Le paradigme qui considère la violence seulement par l’intermédiaire du combat armé entre deux groupes constitue une logique elle-aussi coloniale dans le sens qu’il continue à penser la décolonisation comme un combat pour regagner un territoire. Cette façon de penser est cartographique, une vision « du dessus » qui comprend le territoire comme une partie de carte sur laquelle une souveraineté absolue est exercée. Les descriptions corporelles faites par Fanon sont utiles pour nous faire comprendre que le colonialisme est loin d’être appliqué sur les ressources d’un territoire – en ce sens, le colonialisme est toujours actif par l’intermédiaire des industries mondialisée – mais s’exerce également sur les corps colonisés et leur vie quotidienne. Tout au long des Damnés de la terre, Fanon parle de la « tension musculaire » du corps colonisé qui est « continuellement sur ses gardes ». Il décrit les rêves – n’oublions pas que Fanon était psychiatre – du corps colonisé comme étant « des rêves musculaires, des rêves d'action, des rêves agressifs. Je rêve que je saute, que je nage, que je cours, que je grimpe. Je rêve que j'éclate de rire, que je franchis le fleuve d'une enjambée, que je suis poursuivi par des meutes de voitures qui ne me rattrapent jamais ». Au sein du premier chapitre de L’an V de la révolution algérienne, « L’Algérie dévoilée », il présente longuement le voile de la femme algérienne comme site de combat entre le corps colonisé et le corps colonisateur. Combattant à la fois le besoin colonial de policer la lisibilité des corps administrés, et le désir de domination du mâle occidental, le hijab dans l’Algérie des années 1950 incarne une contribution substantielle et corporelle à la décolonisation, une autre « non-violence » violente.

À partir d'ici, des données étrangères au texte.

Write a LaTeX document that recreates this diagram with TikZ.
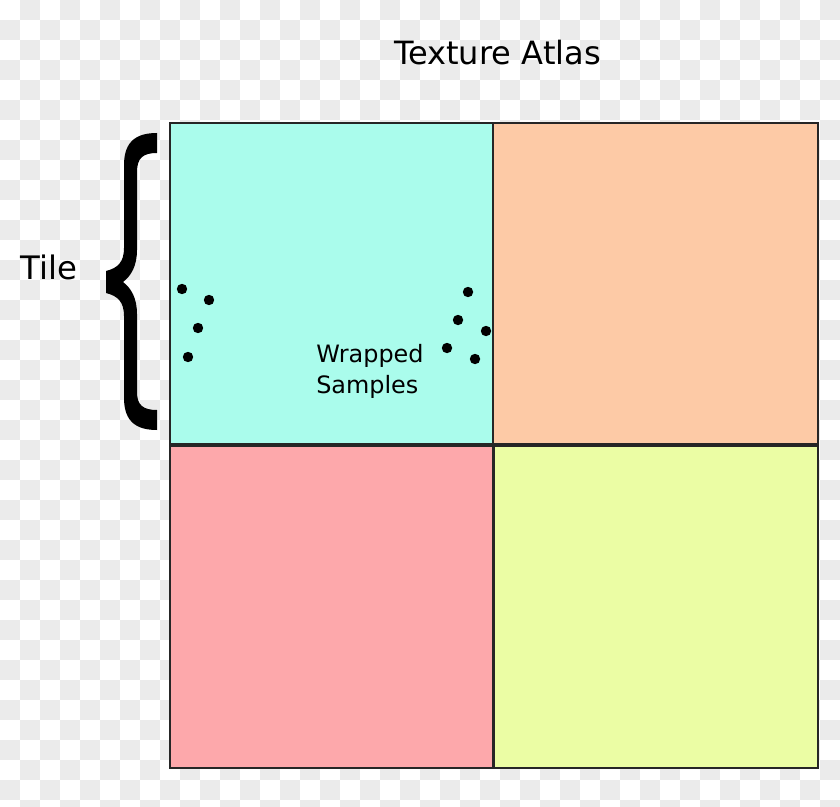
\documentclass[tikz,border=0pt]{standalone}
\usepackage{fontspec}
\setmainfont{DejaVu Sans}
\definecolor{checkgray}{HTML}{EBEBEB}
\definecolor{tilecyan}{HTML}{AAFCEC}
\definecolor{tileorange}{HTML}{FDCAA6}
\definecolor{tilered}{HTML}{FDA8AB}
\definecolor{tileyellow}{HTML}{EBFDA4}
\tikzset{
  tile/.style={draw=black!85, line width=1.3pt},
  label/.style={inner sep=0pt, font=\fontsize{23}{27}\selectfont},
  sample/.style={fill=black}
}
\begin{document}
\begin{tikzpicture}[x=0.025cm, y=-0.025cm]
\useasboundingbox (0,0) rectangle (840,807);
\clip (0,0) rectangle (840,807);
% 绘制背景格子
\fill[white] (0,0) rectangle (840,807);
\foreach \i in {0,...,41}{
  \foreach \j in {0,...,40}{
    \pgfmathtruncatemacro\odd{mod(\i+\j,2)}
    \ifnum\odd=1 \fill[checkgray] (\i*20,\j*20) rectangle ++(20,20); \fi
  }
}
% 四个瓦片
\filldraw[tile, fill=tilecyan] (170,123) rectangle (493,444);
\filldraw[tile, fill=tileorange] (493,123) rectangle (818,444);
\filldraw[tile, fill=tilered] (170,446) rectangle (493,768);
\filldraw[tile, fill=tileyellow] (494,446) rectangle (818,768);
% 采样点
\foreach \x/\y in {182/289, 209/300, 198/328, 188/357, 468/292, 458/320, 486/331, 447/348, 475/359}
  \fill[sample] (\x,\y) circle (3.7pt);
% 大括号
\fill[black] (157,133) .. controls (138,133) and (124,140) .. (124,165)
  -- (124,248) .. controls (124,262) and (118,268) .. (106,271)
  -- (106,293) .. controls (118,296) and (124,302) .. (124,316)
  -- (124,398) .. controls (124,423) and (138,430) .. (157,430)
  -- (157,410) .. controls (143,410) and (137,405) .. (137,392)
  -- (137,314) .. controls (137,298) and (131,288) .. (123,282)
  .. controls (131,276) and (137,266) .. (137,250)
  -- (137,172) .. controls (137,158) and (143,153) .. (157,153) -- cycle;
% 文字
\node[label, anchor=base, font=\fontsize{22.8}{27}\selectfont] (atlas) at (497.5,65) {Texture Atlas};
\node[label, anchor=base] (tile) at (49,279) {Tile};
\node[label, anchor=base west, align=left, font=\fontsize{17}{22}\selectfont] (wrapped) at (316,393) {Wrapped\\Samples};
\end{tikzpicture}
\end{document}
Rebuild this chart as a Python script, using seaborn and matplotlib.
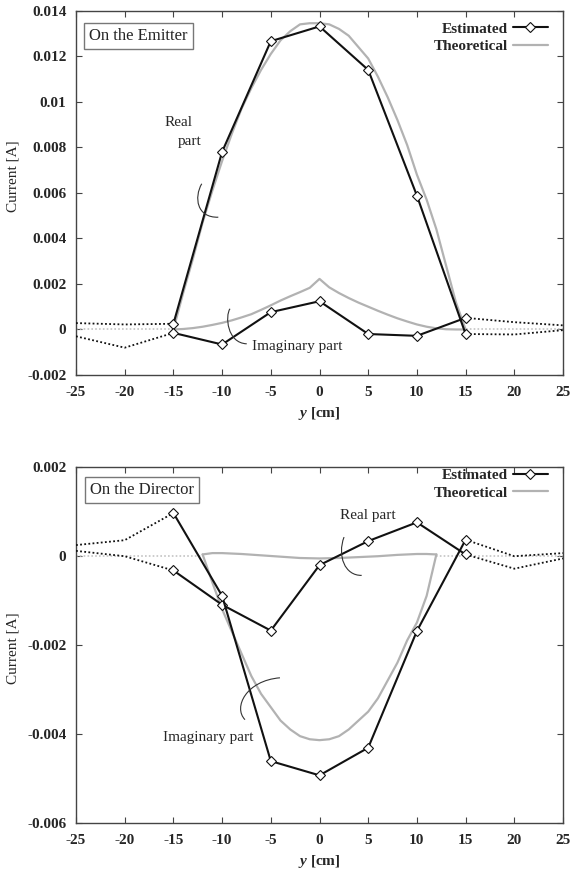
import numpy as np
import pandas as pd
import matplotlib
matplotlib.use('Agg')
import matplotlib.pyplot as plt
import seaborn as sns
from matplotlib.path import Path
from matplotlib.patches import PathPatch
from matplotlib.ticker import FuncFormatter, FixedLocator

# ---------------- data ----------------
x_est = [-15, -10, -5, 0, 5, 10, 15]
x_out_left = [-25, -20, -15]
x_out_right = [15, 20, 25]

# Emitter
em_est_real = [0.00025, 0.0078, 0.01266, 0.01331, 0.0114, 0.00588, -0.0002]
em_est_imag = [-0.00015, -0.00066, 0.00076, 0.00124, -0.0002, -0.00028, 0.00051]
em_out_left_real = [0.00028, 0.00022, 0.00025]
em_out_left_imag = [-0.0003, -0.0008, -0.00015]
em_out_right_real = [-0.0002, -0.00022, -0.00003]
em_out_right_imag = [0.00051, 0.00032, 0.00018]

em_theo_x = list(range(-15, 16))
em_theo_real = [0, 0.0016, 0.0031, 0.0047, 0.0061, 0.0074, 0.0086, 0.0097, 0.0106,
                0.0114, 0.0121, 0.0127, 0.0131, 0.0134, 0.01345, 0.01345,
                0.0134, 0.0132, 0.0129, 0.0124, 0.0119, 0.0111, 0.0102, 0.0092,
                0.0081, 0.0068, 0.0057, 0.0044, 0.0028, 0.0012, 0]
em_theo_imag = [0, 0.00002, 0.00006, 0.00012, 0.0002, 0.00029, 0.0004, 0.00053,
                0.00067, 0.00086, 0.00106, 0.00127, 0.00146, 0.00164, 0.00183, 0.00222,
                0.00185, 0.0016, 0.00138, 0.00118, 0.001, 0.00082, 0.00065, 0.00049,
                0.00035, 0.00022, 0.00012, 0.00005, 0.00001, 0, 0]
em_zero_left = [-25, -15]
em_zero_right = [15, 25]

# Director
di_est_real = [-0.00033, -0.0011, -0.00168, -0.00021, 0.00033, 0.00075, 0.00003]
di_est_imag = [0.00096, -0.0009, -0.00461, -0.00493, -0.00431, -0.00169, 0.00036]
di_out_left_real = [0.00011, -0.00001, -0.00033]
di_out_left_imag = [0.00024, 0.00035, 0.00096]
di_out_right_real = [0.00003, -0.00029, -0.00006]
di_out_right_imag = [0.00036, -0.00001, 0.00006]

di_theo_real_x = [-12, -11, -10, -8, -6, -4, -2, 0, 2, 4, 6, 8, 10, 11, 12]
di_theo_real = [0.00003, 0.00006, 0.00006, 0.00004, 0.00001, -0.00002, -0.00005,
                -0.00006, -0.00005, -0.00003, -0.00001, 0.00002, 0.00004, 0.00004, 0.00003]
di_theo_imag_x = list(range(-12, 13))
di_theo_imag = [0.00003, -0.0006, -0.0012, -0.0017, -0.0022, -0.0027, -0.0031, -0.0034,
                -0.0037, -0.0039, -0.00405, -0.00412, -0.00414, -0.00412, -0.00405,
                -0.0039, -0.0037, -0.0035, -0.0032, -0.0028, -0.0024, -0.0019,
                -0.0015, -0.0009, 0.00003]
di_zero_left = [-25, -12]
di_zero_right = [12, 25]

x_ticks = [-25, -20, -15, -10, -5, 0, 5, 10, 15, 20, 25]
em_yticks = [-0.002, 0, 0.002, 0.004, 0.006, 0.008, 0.01, 0.012, 0.014]
di_yticks = [-0.006, -0.004, -0.002, 0, 0.002]

# ---------------- style ----------------
sns.set_style('ticks')
plt.rcParams['font.family'] = ['Liberation Serif', 'DejaVu Serif']
plt.rcParams['mathtext.fontset'] = 'custom'
plt.rcParams['mathtext.rm'] = 'Liberation Serif'
plt.rcParams['mathtext.it'] = 'Liberation Serif:italic'
plt.rcParams['mathtext.bf'] = 'Liberation Serif:bold'
plt.rcParams['mathtext.bfit'] = 'Liberation Serif:italic:bold'

GRAY = '#b2b2b2'
LGRAY = '#c4c4c4'
BLACK = '#111111'

W, H = 571, 875
fig = plt.figure(figsize=(W / 100, H / 100), dpi=100)


def fig_rect(l, t, r, b):
    return [l / W, 1 - b / H, (r - l) / W, (b - t) / H]


ax1 = fig.add_axes(fig_rect(76, 10.7, 563, 375))
ax2 = fig.add_axes(fig_rect(76, 466.7, 563, 823))


def arc(ax, pts):
    codes = [Path.MOVETO, Path.CURVE4, Path.CURVE4, Path.CURVE4]
    p = PathPatch(Path(pts, codes), fill=False, edgecolor='#333333', lw=0.8,
                  transform=ax.transData, zorder=6)
    ax.add_patch(p)


def est(ax, x, y, label=None):
    sns.lineplot(x=x, y=y, ax=ax, color=BLACK, lw=1.5, marker='D', markersize=5,
                 markerfacecolor='white', markeredgecolor=BLACK, markeredgewidth=0.8,
                 estimator=None, sort=False, label=label, zorder=5, legend=False)
    return ax.lines[-1]


def dotted(ax, x, y):
    sns.lineplot(x=x, y=y, ax=ax, color=BLACK, lw=1.3, estimator=None, sort=False,
                 legend=False, zorder=4, linestyle=(0, (1, 1.3)))


def theo(ax, x, y, label=None):
    sns.lineplot(x=x, y=y, ax=ax, color=GRAY, lw=1.6, estimator=None, sort=False,
                 label=label, legend=False, zorder=3)
    return ax.lines[-1]


def zero(ax, x):
    sns.lineplot(x=x, y=[0] * len(x), ax=ax, color=LGRAY, lw=1.2, estimator=None,
                 sort=False, legend=False, zorder=2, linestyle=(0, (1, 1.3)))


def style(ax, yticks, ylim, label_y):
    ax.set_xlim(-25, 25)
    ax.set_ylim(*ylim)
    ax.xaxis.set_major_locator(FixedLocator(x_ticks))
    ax.yaxis.set_major_locator(FixedLocator(yticks))
    ax.yaxis.set_major_formatter(FuncFormatter(lambda v, p: '0' if abs(v) < 1e-12 else ('%g' % v)))
    ax.xaxis.set_major_formatter(FuncFormatter(lambda v, p: '%d' % v))
    ax.tick_params(direction='in', top=True, right=True, length=4, width=0.8,
                   color='#444444', labelsize=11)
    ax.tick_params(axis='x', pad=8)
    ax.tick_params(axis='y', pad=7)
    for lab in ax.get_xticklabels() + ax.get_yticklabels():
        lab.set_fontweight('bold')
    for sp in ax.spines.values():
        sp.set_color('#444444')
        sp.set_linewidth(1.0)
        sp.set_visible(True)
    ax.set_xlabel(r'$\mathbfit{y}$ [cm]', fontsize=11, fontweight='bold', labelpad=4)
    ax.set_ylabel('Current [A]', fontsize=11)
    ax.yaxis.set_label_coords(-0.115, label_y)


# ----- Emitter -----
zero(ax1, em_zero_left)
zero(ax1, em_zero_right)
h_theo = theo(ax1, em_theo_x, em_theo_real, 'Theoretical')
theo(ax1, em_theo_x, em_theo_imag)
dotted(ax1, x_out_left, em_out_left_real)
dotted(ax1, x_out_left, em_out_left_imag)
dotted(ax1, x_out_right, em_out_right_real)
dotted(ax1, x_out_right, em_out_right_imag)
h_est = est(ax1, x_est, em_est_real, 'Estimated')
est(ax1, x_est, em_est_imag)
style(ax1, em_yticks, (-0.002, 0.014), 0.545)

ax1.text(0.128, 0.9306, 'On the Emitter', transform=ax1.transAxes, ha='center', va='center',
         fontsize=12, bbox=dict(boxstyle='square,pad=0.3', fc='white', ec='#777777', lw=1))
ax1.text(-15.86, 0.00909, 'Real', fontsize=11, ha='left', va='center')
ax1.text(-14.53, 0.00826, 'part', fontsize=11, ha='left', va='center')
ax1.text(-6.93, -0.00075, 'Imaginary part', fontsize=11, ha='left', va='center')
arc(ax1, [(-12.09, 0.0064), (-12.9, 0.0058), (-12.6, 0.0049), (-10.39, 0.00493)])
arc(ax1, [(-9.19, 0.00091), (-9.7, 0.0006), (-9.5, -0.0006), (-7.47, -0.00063)])
ax1.legend(handles=[h_est, h_theo], labels=['Estimated', 'Theoretical'], loc='upper right',
           bbox_to_anchor=(0.969, 0.969), frameon=False, markerfirst=False,
           prop={'weight': 'bold', 'size': 11}, handlelength=2.3, handletextpad=0.3,
           labelspacing=0.25, borderpad=0, borderaxespad=0)

# ----- Director -----
zero(ax2, di_zero_left)
zero(ax2, di_zero_right)
h_theo2 = theo(ax2, di_theo_real_x, di_theo_real, 'Theoretical')
theo(ax2, di_theo_imag_x, di_theo_imag)
dotted(ax2, x_out_left, di_out_left_real)
dotted(ax2, x_out_left, di_out_left_imag)
dotted(ax2, x_out_right, di_out_right_real)
dotted(ax2, x_out_right, di_out_right_imag)
h_est2 = est(ax2, x_est, di_est_real, 'Estimated')
est(ax2, x_est, di_est_imag)
style(ax2, di_yticks, (-0.006, 0.002), 0.49)

ax2.text(0.1365, 0.936, 'On the Director', transform=ax2.transAxes, ha='center', va='center',
         fontsize=12, bbox=dict(boxstyle='square,pad=0.3', fc='white', ec='#777777', lw=1))
ax2.text(2.1, 0.00091, 'Real part', fontsize=11, ha='left', va='center')
ax2.text(-16.07, -0.00409, 'Imaginary part', fontsize=11, ha='left', va='center')
arc(ax2, [(2.52, 0.00042), (1.8, 0.0), (2.6, -0.00045), (4.33, -0.00044)])
arc(ax2, [(-4.06, -0.00274), (-7.5, -0.0028), (-8.9, -0.0034), (-7.65, -0.00368)])
ax2.legend(handles=[h_est2, h_theo2], labels=['Estimated', 'Theoretical'], loc='upper right',
           bbox_to_anchor=(0.969, 0.995), frameon=False, markerfirst=False,
           prop={'weight': 'bold', 'size': 11}, handlelength=2.3, handletextpad=0.3,
           labelspacing=0.25, borderpad=0, borderaxespad=0)

fig.savefig('out.png', dpi=100)
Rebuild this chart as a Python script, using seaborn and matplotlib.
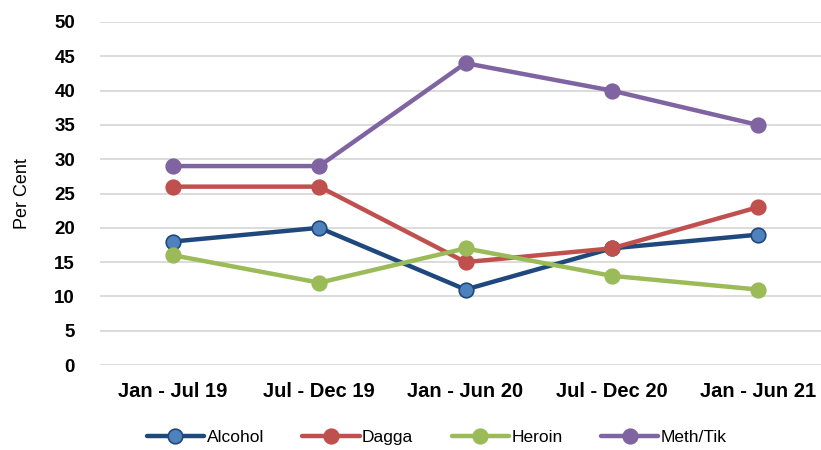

Afin de conclure cet article, nous pouvons nous référer au mouvement actuel contre le racisme structurel anti-noir qu’exercent la police et la société américaines. Il n’est pas innocent que celui-ci utilise les derniers mots d’Eric Garner avant qu’il soit tué par un agent du New York Police Department (Staten Island, 17 juillet 2014) : « I can’t breath » (je ne peux pas respirer), comme expression de la violence corporelle quotidienne et systématique imposée aux corps noirs. Cette notion de respiration (ou plutôt, de non-respiration) rappelle celle de « respiration de combat » créée par Fanon dans L’an V de la révolution algérienne :

Il n’y a pas une occupation du terrain et une indépendance des personnes. C’est le pays global, son histoire, sa pulsation quotidienne qui sont contestés, défigurés, dans l’espoir d’un dé-finitif anéantissement. Dans ces conditions, la respiration de l’individu est une respiration observée, occupée. C’est une respiration de combat.

Les corps et l’administration de leur atmosphère respirable sont donc ce qui est en jeu au sein du combat de colonisation et de décolonisation. La violence décolonisatrice ne comprend pas seulement de balles et de bombes, mais également des divers moyens qui extirpent le contrôle colonial sur le corps colonisé et sur sa « biosphère » individuelle et collective. Les actions radicales d’ordre économique, légale, culturelle, vestimentaire, sociales, etc. constituent donc une stratégie aussi valable que les moyens « militaires », ce qui dépend de chaque situation et de chaque phase de décolonisation.